[MD] Theocracy, Secularism, and Democracy

Horse horse at darkstar.uk.net
Tue Aug 24 04:46:54 PDT 2010


  Hi Ron

You've brought up, for me, an interesting slant on this issue. It looks 
to me, as an outsider, like competing theocracies but from slightly 
different aspects.

I realise that in the strictest sense we aren't looking at the USA as a 
theocracy, but in the broader sense I think this is the case. You 
already have a black president and I can imagine a woman president or an 
openly gay president, but I would have difficulty in imagining an 
atheist president given the predominance of religious belief and 
adherence with your country. Or to put it another way, a Jewish or 
Christian black/female/gay/straight/white president is an odds on 
certainty for the foreseeable future, but i don't see any chance of an 
atheist making any headway any time soon.

In theory you have separation of state and church but how many political 
elections have been run on an atheist ticket and how many political 
appointments have been made to atheist candidates. In theory there 
should be a proportionate number of atheists elected or standing 
reflecting the number of atheists within the US community. From the 
outside, and this is just the impression I get, this just doesn't seem 
to be the case. My impression is that very few people would vote for 
someone who is openly atheistic.
I may be wrong but I thought that the original intention of the US 
constitution was to provide for secular government at all levels. That 
doesn't seem to be happening - at least at the moment.

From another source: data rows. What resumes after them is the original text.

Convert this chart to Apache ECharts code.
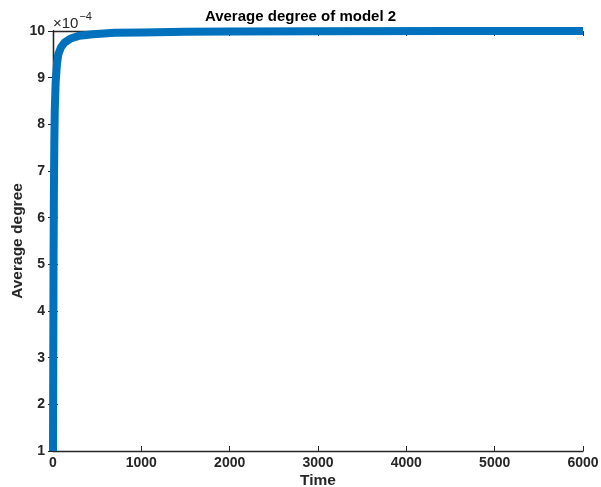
<!DOCTYPE html>
<html>
<head>
<meta charset="utf-8">
<script src="https://cdn.jsdelivr.net/npm/echarts@6/dist/echarts.min.js"></script>
<style>
  html, body { margin: 0; padding: 0; background: #fff; }
  #chart { width: 601px; height: 487px; }
</style>
</head>
<body>
<div id="chart"></div>
<script>
// time steps and average degree (in units of 1e-4)
var times = [0, 3, 6, 10, 15, 20, 30, 45, 60, 90, 130, 200, 300, 450, 700, 1000, 1500, 2000, 3000, 4500, 6000];
var avgDegree = [1, 3, 5, 6.5, 7.6, 8.3, 8.9, 9.3, 9.5, 9.65, 9.75, 9.84, 9.9, 9.93, 9.96, 9.97, 9.985, 9.99, 9.995, 9.998, 10];
var xTicks = [0, 1000, 2000, 3000, 4000, 5000, 6000];
var yTicks = [1, 2, 3, 4, 5, 6, 7, 8, 9, 10];

var chart = echarts.init(document.getElementById('chart'));
var tickFont = { color: '#262626', fontFamily: 'Liberation Sans', fontWeight: 'bold', fontSize: 14 };
var nameFont = { color: '#262626', fontFamily: 'Liberation Sans', fontWeight: 'bold', fontSize: 15.5 };
var axisLine = { show: true, lineStyle: { color: '#262626', width: 1.3 } };
var tick = { show: true, inside: true, length: 5, lineStyle: { color: '#262626' } };

var option = {
  backgroundColor: '#fff',
  animation: false,
  title: {
    text: 'Average degree of model 2',
    left: 'center',
    top: 4,
    textStyle: { color: '#000', fontFamily: 'Liberation Sans', fontWeight: 'bold', fontSize: 15 }
  },
  grid: { left: 53, right: 18, top: 31, bottom: 36, outerBoundsMode: 'none', containLabel: false },
  xAxis: [{
    type: 'value', min: 0, max: 6000, interval: 1000,
    name: 'Time', nameLocation: 'middle', nameGap: 22, nameMoveOverlap: false,
    nameTextStyle: nameFont,
    axisLine: axisLine,
    axisTick: tick,
    axisLabel: Object.assign({ margin: 5, formatter: function (v) { return xTicks.indexOf(v) >= 0 ? String(v) : ''; } }, tickFont),
    splitLine: { show: false }
  }, {
    type: 'value', min: 0, max: 6000, interval: 1000, position: 'top',
    axisLine: axisLine, axisTick: tick,
    axisLabel: { show: false }, splitLine: { show: false }
  }],
  yAxis: [{
    type: 'value', min: 1, max: 10, interval: 1,
    name: 'Average degree', nameLocation: 'middle', nameGap: 27, nameRotate: 90, nameMoveOverlap: false,
    nameTextStyle: nameFont,
    axisLine: axisLine,
    axisTick: tick,
    axisLabel: Object.assign({ margin: 8, formatter: function (v) { return yTicks.indexOf(v) >= 0 ? String(v) : ''; } }, tickFont),
    splitLine: { show: false }
  }, {
    type: 'value', min: 1, max: 10, interval: 1, position: 'right',
    axisLine: axisLine, axisTick: tick,
    axisLabel: { show: false }, splitLine: { show: false }
  }],
  graphic: [{
    type: 'text', left: 53, top: 11,
    style: {
      text: '{a|×10}{b|−4}',
      rich: {
        a: { fontFamily: 'Liberation Sans', fontSize: 15, fill: '#262626', verticalAlign: 'bottom' },
        b: { fontFamily: 'Liberation Sans', fontSize: 11, fill: '#262626', padding: [0, 0, 9, 1] }
      }
    }
  }],
  series: [{
    type: 'line',
    data: times.map(function (t, i) { return [t, avgDegree[i]]; }),
    showSymbol: false,
    clip: false,
    lineStyle: { color: '#0072BD', width: 8, join: 'round' }
  }]
};
chart.setOption(option);
</script>
</body>
</html>
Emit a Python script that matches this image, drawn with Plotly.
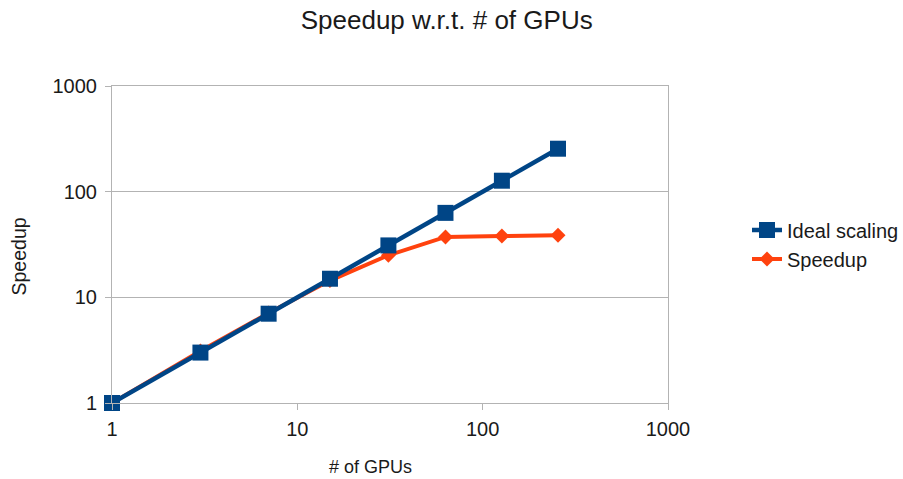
import plotly.graph_objects as go

gpus = [1, 3, 7, 15, 31, 63, 127, 255]
ideal = [1, 3, 7, 15, 31, 63, 127, 255]
speedup = [1, 3.1, 7.1, 14.4, 25.0, 37.3, 38.0, 38.6]
tick_vals = [1, 10, 100, 1000]
tick_text = ["1", "10", "100", "1000"]

W, H = 903, 479
L, R, T, B = 112, 668, 86, 403

def px(x):
    return (x - L) / (R - L)

def py(y):
    return (B - y) / (B - T)

BLUE = "#004586"
ORANGE = "#ff420e"
GRID = "#b3b3b3"
FONT = "Liberation Sans, Arial, sans-serif"

fig = go.Figure()
fig.add_trace(go.Scatter(
    x=gpus, y=speedup, name="Speedup", mode="lines+markers",
    line=dict(color=ORANGE, width=4),
    marker=dict(symbol="diamond", size=11.5, color=ORANGE),
    cliponaxis=False, legendrank=2,
))
fig.add_trace(go.Scatter(
    x=gpus, y=ideal, name="Ideal scaling", mode="lines+markers",
    line=dict(color=BLUE, width=4.5),
    marker=dict(symbol="square", size=16, color=BLUE),
    cliponaxis=False, legendrank=1,
))

fig.update_layout(
    width=W, height=H,
    margin=dict(l=L, r=W - R, t=T, b=H - B, pad=0),
    paper_bgcolor="white", plot_bgcolor="white",
    font=dict(family=FONT, size=20, color="#1a1a1a"),
    title=dict(text="Speedup w.r.t. # of GPUs", x=446.7 / W, xanchor="center",
               y=1 - 20 / H, yanchor="middle", xref="container", yref="container",
               font=dict(size=26, color="#1a1a1a")),
    showlegend=True,
    legend=dict(x=747 / W, xanchor="left", y=1 - 244.5 / H, yanchor="middle",
                xref="container", yref="container",
                font=dict(size=20, color="#1a1a1a"), bgcolor="rgba(0,0,0,0)",
                tracegroupgap=0),
    xaxis=dict(type="log", range=[0, 3], tickvals=tick_vals, ticktext=tick_text,
               showgrid=False, zeroline=False, showline=True, linecolor=GRID, linewidth=1,
               mirror=True, ticks="outside", ticklen=6, tickcolor=GRID,
               ticklabelstandoff=2,
               tickfont=dict(size=20, color="#1a1a1a")),
    yaxis=dict(type="log", range=[0, 3], tickvals=tick_vals, ticktext=tick_text,
               showgrid=True, gridcolor=GRID, gridwidth=1, zeroline=False,
               showline=True, linecolor=GRID, linewidth=1, mirror=True,
               ticks="outside", ticklen=6, tickcolor=GRID,
               ticklabelstandoff=4,
               tickfont=dict(size=20, color="#1a1a1a")),
    annotations=[
        dict(text="# of GPUs", x=px(370.5), y=py(467), xref="paper", yref="paper",
             showarrow=False, xanchor="center", yanchor="middle",
             font=dict(size=18, color="#1a1a1a")),
        dict(text="Speedup", x=px(18), y=py(256.5), xref="paper", yref="paper",
             showarrow=False, xanchor="center", yanchor="middle", textangle=-90,
             font=dict(size=19.5, color="#1a1a1a")),
    ],
)

fig.write_html("out.html", config={"displayModeBar": False},
               post_script="document.body.style.margin='0';document.body.style.overflow='hidden';")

I think this becomes more obvious at a local level of politics, as 
instanced by the issue we're discussing and some of the comments it's 
raised. Most, I think, see it as a political issue intertwined with 
Islam. Which brings it, broadly, within the confines of theocratic 
competition - i.e. political competition over a religious issue. And as 
Dave T. said, it's likely to tear your country apart - although I think 
that's very likely a while off yet.


Cheers


Horse

.





On 23/08/2010 22:21, X Acto wrote:
> Horse said:
> However, I was just wondering why, in a country that, apparently, prides itself
> on a constitutional right to freedom of religion, and the practice thereof,
> there should be so much opposition to establishing a mosque in close proximity
> to the 9/11 site. I could understand it if it was an Al Qaeda recruitment centre
> but it appears to be no more than what it is. A place of religious worship.
> Can't stand these places personally, be they Islamic, Christian, Jewish or
> whatever as places of religion - they're sometimes OK in architectural/artistic
> terms but that's about it.
> And a mosque is for the use of Moslem folk to come to worship in a similar way
> that Christians and Jews have their places to worship. Would the same people who
> object to this mosque object to a Japanese cultural centre in Hawaii, a German
> travel agency in Israel or a church in Jerusalem? Or perhaps the Catholic church
> should dismantle and recycle their churches where there have been practising
> paedophile priests (although that would probably leave very few Catholic
> churches standing).
> It seems to me that there is a degree of hypocrisy on display here in the way
> your fellow Americans view and treat the Islamic faith when compared to the way
> you treat the Christian and Jewish faiths. The vast majority of Moslems had
> nothing to do with 9/11 and so, in fairness, should not be penalised for the way
> in which a very few Moslems belonging to Al Qaeda have behaved. That just seems
> reasonable to me.
>
> Ron:
> I believe what has quite a few of us yanks up in arms about the Mosque issue is
> the Theocracy issue. I believe the Mosque is rejected on political grounds not
> religous ones.
>
> Being a particularly complex issue, one that has it's basis in the paralysis
> koan RMP mentions, a deeper look at what values are being exercised would shed a bit more
> light on the situation.
>
> One must be careful to distinguish between theocracy and religion, we are not at
> war with a religion but we are at war with a political ideal.
>
>

-- 

"Without music to decorate it, time is just a bunch of boring production deadlines or dates by which bills must be paid."